The threat of sequestration and looming budget deficits is already impacting the military readiness of the U.S., according to some defense analysts.
A recent Defense Department memo outlined the difficult steps the armed services must take to cope with the nation’s perilous fiscal situation. The memo recommended that the department fire administrative personnel, cut down on research and development, and cancel routine maintenance checks for naval ships.
“Cancel 3rd and 4th quarter ship maintenance availabilities and aviation and ground depot level maintenance activities,” the memo suggested.
The maintenance recommendations are particularly worrisome, and impact the U.S.’s naval preparedness, said Brian Slattery, a defense expert at the Heritage Foundation.

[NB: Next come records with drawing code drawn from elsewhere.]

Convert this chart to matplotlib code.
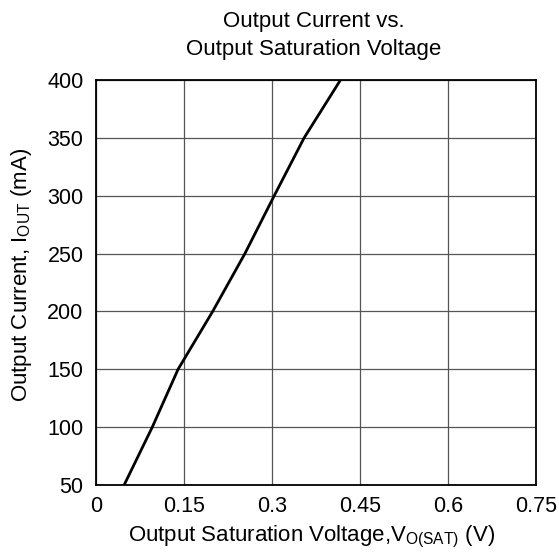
import matplotlib
matplotlib.use("Agg")
import matplotlib.pyplot as plt

plt.rcParams['font.family'] = ['Liberation Sans', 'DejaVu Sans']
plt.rcParams['mathtext.fontset'] = 'custom'
plt.rcParams['mathtext.rm'] = 'Liberation Sans'
plt.rcParams['mathtext.it'] = 'Liberation Sans'

v_sat = [0.048, 0.096, 0.140, 0.199, 0.254, 0.304, 0.355, 0.417]
i_out = [50, 100, 150, 200, 250, 300, 350, 400]
x_ticks = [0, 0.15, 0.3, 0.45, 0.6, 0.75]
x_tick_labels = ['0', '0.15', '0.3', '0.45', '0.6', '0.75']
y_ticks = [50, 100, 150, 200, 250, 300, 350, 400]

W, H = 559, 556
fig = plt.figure(figsize=(W/100, H/100), dpi=100)
ax = fig.add_axes([96/W, 1-485/H, (535.7-96)/W, (485-80)/H])

ax.plot(v_sat, i_out, color='black', linewidth=2.0, solid_capstyle='butt', zorder=3)
ax.set_xlim(0, 0.75)
ax.set_ylim(50, 400)
ax.set_xticks(x_ticks)
ax.set_xticklabels(x_tick_labels)
ax.set_yticks(y_ticks)
ax.grid(True, color='#555555', linewidth=0.9)
ax.tick_params(length=0, labelsize=15.5)
ax.tick_params(axis='x', pad=8)
ax.tick_params(axis='y', pad=9)
for s in ax.spines.values():
    s.set_linewidth(1.3)
    s.set_color('black')

fig.text(314/W, 1 - 22/H, 'Output Current vs.', ha='center', va='center', fontsize=16)
fig.text(314/W, 1 - 50/H, 'Output Saturation Voltage', ha='center', va='center', fontsize=16)
fig.text(312/W, 1 - 537/H, r'Output Saturation Voltage,V$_{\mathrm{O(SAT)}}$ (V)',
         ha='center', va='center', fontsize=16)
fig.text(21/W, 1 - 274.5/H, r'Output Current, I$_{\mathrm{OUT}}$ (mA)',
         ha='center', va='center', rotation=90, fontsize=16)

fig.savefig('out.png', dpi=100)
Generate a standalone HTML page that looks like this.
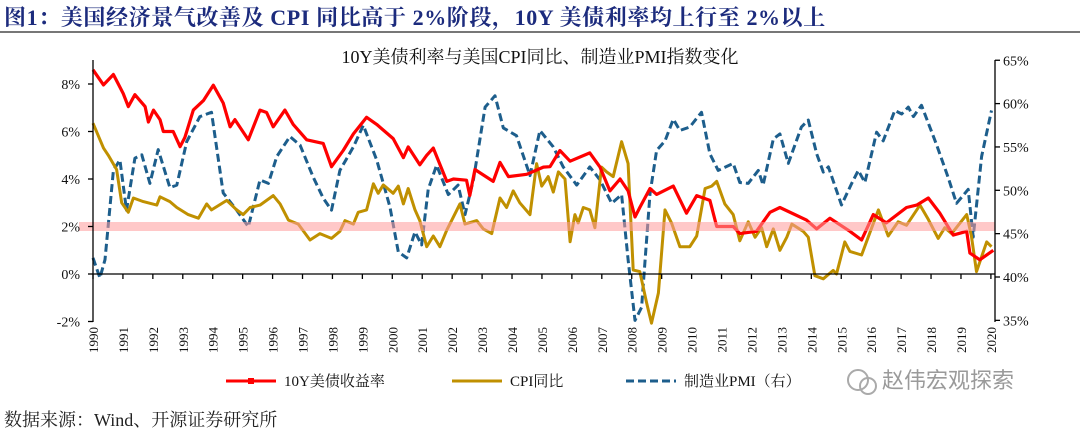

“The military is already having trouble in some circumstances meeting its readiness requirements,” he said in an interview with The Daily Caller News Foundation. “Maintenance is already a pretty significant concern, particularly with the navy.”

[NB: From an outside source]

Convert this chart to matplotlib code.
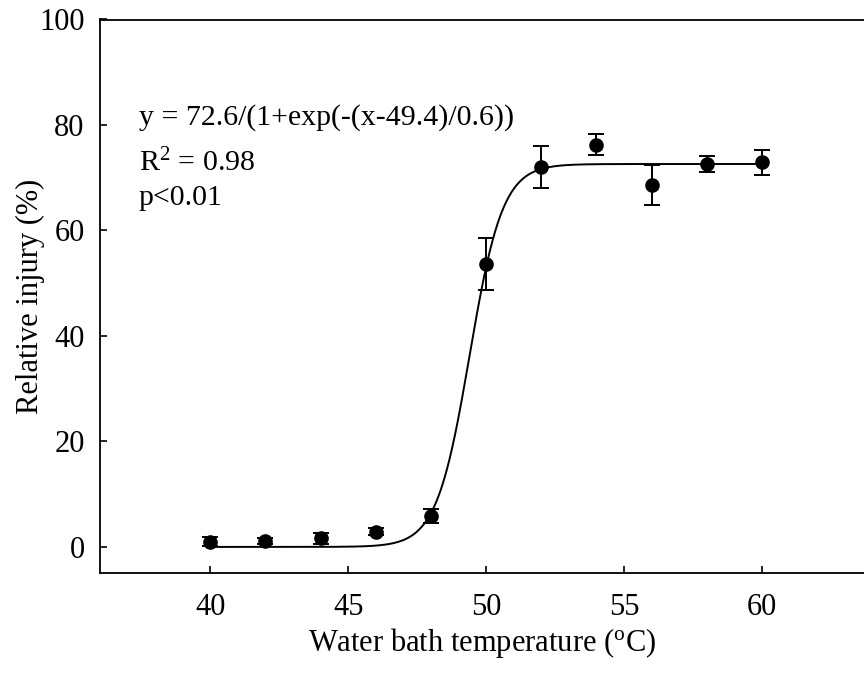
import numpy as np
import matplotlib
matplotlib.use("Agg")
import matplotlib.pyplot as plt

# Measured relative injury at each water bath temperature
temps = [40, 42, 44, 46, 48, 50, 52, 54, 56, 58, 60]
injury = [1.0, 1.1, 1.6, 2.9, 5.8, 53.6, 72.0, 76.3, 68.6, 72.6, 72.9]
injury_err = [0.8, 0.6, 1.1, 0.7, 1.3, 4.9, 4.0, 1.9, 3.8, 1.5, 2.3]

# Fitted logistic parameters (shown in the annotation)
fit_a = 72.6
fit_x0 = 49.4
fit_b = 0.6
fit_text = ["y = 72.6/(1+exp(-(x-49.4)/0.6))", "R$^2$ = 0.98", "p<0.01"]

plt.rcParams['font.family'] = ['Liberation Serif', 'DejaVu Serif']
plt.rcParams['mathtext.fontset'] = 'custom'
plt.rcParams['mathtext.rm'] = 'Liberation Serif'
plt.rcParams['mathtext.it'] = 'Liberation Serif:italic'

fig = plt.figure(figsize=(8.64, 6.75), dpi=100)
ax = fig.add_axes([100 / 864, 1 - 573.3 / 675, 1 - 100 / 864, (573.3 - 19.5) / 675])

xs = np.linspace(40, 60, 400)
ax.plot(xs, fit_a / (1 + np.exp(-(xs - fit_x0) / fit_b)), color='black', lw=1.4, zorder=2)
ax.errorbar(temps, injury, yerr=injury_err, fmt='o', color='black', ms=9.5,
            ecolor='black', elinewidth=1.4, capsize=6, capthick=1.4, zorder=3)

ax.text(37.4, 80.1, fit_text[0], fontsize=21.5)
ax.text(37.4, 71.2, fit_text[1], fontsize=21.5)
ax.text(37.4, 64.9, fit_text[2], fontsize=21.5)

ax.set_xlim(36, 63.7)
ax.set_ylim(-5, 100)
ax.set_xticks([40, 45, 50, 55, 60])
ax.set_yticks([0, 20, 40, 60, 80, 100])
ax.tick_params(direction='in', length=5, width=1.2, labelsize=22)
ax.tick_params(axis='x', pad=14)
ax.tick_params(axis='y', pad=11)
ax.spines['right'].set_visible(False)
for s in ['left', 'top', 'bottom']:
    ax.spines[s].set_linewidth(1.3)

ax.set_xlabel('Water bath temperature ($^{\\rm o}$C)', fontsize=22, labelpad=3)
ax.set_ylabel('Relative injury (%)', fontsize=22, labelpad=-4)

fig.savefig('out.png', dpi=100)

Past maintenance deferments have already put a strain on the fleet, he said.
“You have to spend more money on maintenance because your ships, your planes, your tanks are getting older and more worn out and they have to go into the shop more often, sort of like an old car,” he said. “It sort of builds upon itself.”
The memo also warned that sequestration and budget uncertainty would be particularly insurmountable for the Defense Department in case of war.

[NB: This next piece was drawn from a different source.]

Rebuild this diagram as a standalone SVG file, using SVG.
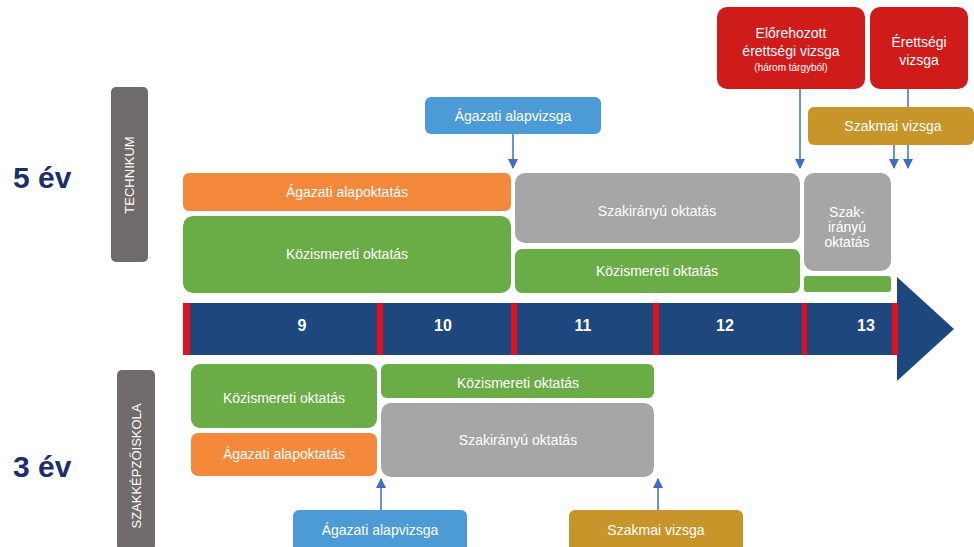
<svg xmlns="http://www.w3.org/2000/svg" width="974" height="547" viewBox="0 0 974 547">
<style>
.t{font-family:"Liberation Sans",Arial,sans-serif;font-size:14px;fill:#fff;text-anchor:middle;dominant-baseline:central}
.n{font-family:"Liberation Sans",Arial,sans-serif;font-size:16px;font-weight:bold;fill:#fff;text-anchor:middle;dominant-baseline:central}
.y{font-family:"Liberation Sans",Arial,sans-serif;font-size:30px;font-weight:bold;fill:#1b2f6b}
.v{font-family:"Liberation Sans",Arial,sans-serif;font-size:13px;fill:#fff;text-anchor:middle;dominant-baseline:central}
.or{fill:#f5893b}.gr{fill:#6aad47}.gy{fill:#a6a6a6}.dg{fill:#6f6b6b}.bl{fill:#4c9bd6}.rd{fill:#d01b1b}.gd{fill:#c8952a}
.sep{fill:#e3101c}
.c{stroke:#3d6fbf;stroke-width:1.5;fill:none;marker-end:url(#ah)}
</style>
<defs>
<marker id="ah" markerWidth="10" markerHeight="10" refX="9" refY="5" orient="auto" markerUnits="userSpaceOnUse" viewBox="0 0 10 10">
<path d="M0,0 L10,5 L0,10 Z" fill="#3d6fbf"/>
</marker>
</defs>
<rect width="974" height="547" fill="#fff"/>

<text class="y" x="13" y="188">5 év</text>
<text class="y" x="13" y="477">3 év</text>

<g id="connectors">
<line class="c" x1="513" y1="134" x2="513" y2="168"/>
<line class="c" x1="800" y1="89" x2="800" y2="168"/>
<line class="c" x1="908" y1="89" x2="908" y2="168"/>
<line class="c" x1="894" y1="145" x2="894" y2="168"/>
<line class="c" x1="381" y1="510" x2="381" y2="479"/>
<line class="c" x1="658" y1="510" x2="658" y2="479"/>
</g>

<g id="technikum"><rect class="dg" x="111" y="87" width="37" height="175" rx="5"/><text class="v" transform="translate(129.5,175) rotate(-90)">TECHNIKUM</text></g>
<g id="szakkepzo"><rect class="dg" x="117" y="370" width="38" height="180" rx="5"/><text class="v" transform="translate(136,466) rotate(-90)">SZAKKÉPZŐISKOLA</text></g>

<g id="timeline">
<rect x="183" y="303" width="715" height="52" fill="#1d477d"/>
<polygon points="897,277 954,329 897,381" fill="#1d477d"/>
<rect class="sep" x="183" y="303" width="7" height="52"/>
<rect class="sep" x="377" y="303" width="6" height="52"/>
<rect class="sep" x="511" y="303" width="6" height="52"/>
<rect class="sep" x="653" y="303" width="6" height="52"/>
<rect class="sep" x="802" y="303" width="5" height="52"/>
<rect class="sep" x="892" y="303" width="6" height="52"/>
<text class="n" x="302" y="325">9</text>
<text class="n" x="443" y="325">10</text>
<text class="n" x="583" y="325">11</text>
<text class="n" x="725" y="325">12</text>
<text class="n" x="866" y="325">13</text>
</g>

<g id="t-agazati-alapoktatas"><rect class="or" x="183" y="173" width="328" height="38" rx="6"/><text class="t" x="347" y="192">Ágazati alapoktatás</text></g>
<g id="t-kozismereti-1"><rect class="gr" x="183" y="216" width="328" height="77" rx="10"/><text class="t" x="347" y="254">Közismereti oktatás</text></g>
<g id="t-szakiranyu"><rect class="gy" x="515" y="173" width="285" height="70" rx="10"/><text class="t" x="657" y="211">Szakirányú oktatás</text></g>
<g id="t-kozismereti-2"><rect class="gr" x="515" y="249" width="285" height="44" rx="7"/><text class="t" x="657" y="271">Közismereti oktatás</text></g>
<g id="t-szakiranyu-13"><rect class="gy" x="804" y="173" width="87" height="98" rx="10"/><text class="t" x="847" y="212">Szak-</text><text class="t" x="847" y="227">irányú</text><text class="t" x="847" y="242">oktatás</text></g>
<g id="t-kozismereti-13"><rect class="gr" x="804" y="276" width="87" height="16" rx="3"/></g>

<g id="t-agazati-alapvizsga"><rect class="bl" x="425" y="97" width="176" height="37" rx="6"/><text class="t" x="513" y="116">Ágazati alapvizsga</text></g>
<g id="t-elorehozott"><rect class="rd" x="717" y="7" width="148" height="82" rx="10"/><text class="t" x="791" y="33">Előrehozott</text><text class="t" x="791" y="51">érettségi vizsga</text><text class="t" x="791" y="67" style="font-size:10px">(három tárgyból)</text></g>
<g id="t-erettsegi"><rect class="rd" x="870" y="7" width="98" height="82" rx="10"/><text class="t" x="919" y="42">Érettségi</text><text class="t" x="919" y="60">vizsga</text></g>
<g id="t-szakmai-vizsga"><rect class="gd" x="808" y="107" width="166" height="38" rx="6"/><text class="t" x="893" y="126">Szakmai vizsga</text></g>

<g id="s-kozismereti-1"><rect class="gr" x="191" y="364" width="186" height="64" rx="9"/><text class="t" x="284" y="398">Közismereti oktatás</text></g>
<g id="s-agazati-alapoktatas"><rect class="or" x="191" y="433" width="186" height="43" rx="7"/><text class="t" x="284" y="454">Ágazati alapoktatás</text></g>
<g id="s-kozismereti-2"><rect class="gr" x="381" y="364" width="273" height="34" rx="6"/><text class="t" x="518" y="383">Közismereti oktatás</text></g>
<g id="s-szakiranyu"><rect class="gy" x="381" y="403" width="273" height="74" rx="10"/><text class="t" x="518" y="440">Szakirányú oktatás</text></g>
<g id="s-agazati-alapvizsga"><rect class="bl" x="293" y="510" width="174" height="45" rx="6"/><text class="t" x="380" y="530">Ágazati alapvizsga</text></g>
<g id="s-szakmai-vizsga"><rect class="gd" x="569" y="510" width="174" height="45" rx="6"/><text class="t" x="656" y="530">Szakmai vizsga</text></g>
</svg>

“Either of these problems, in isolation, would present serious budget execution challenges to the Department, negatively impacting readiness and resulting in other undesirable outcomes. This situation would be made even more challenging by the need to protect funds for wartime operations.”
A recent letter from the Joint Chiefs of Staff to Congress put the matter in no uncertain terms.
“The readiness of our armed forces is at a tipping point. We are on the brink of creating a hollow force.”
Secretary of Defense nominee Chuck Hagel, whose confirmation hearings began Thursday, is expected to preside over a gradual decline in funding for the armed services. This is the wrong approach, Slattery said.
“The Secretary of Defense should be clearly stating what US national security strategy is, and what it will take to implement that strategy, not, ‘this is how much money we have so these are the things we are going to do with that money,'” he said.
The American Taxpayer Relief Act of 2012, which was signed into law on January 2nd, delayed sequestration from taking effect until March 1st.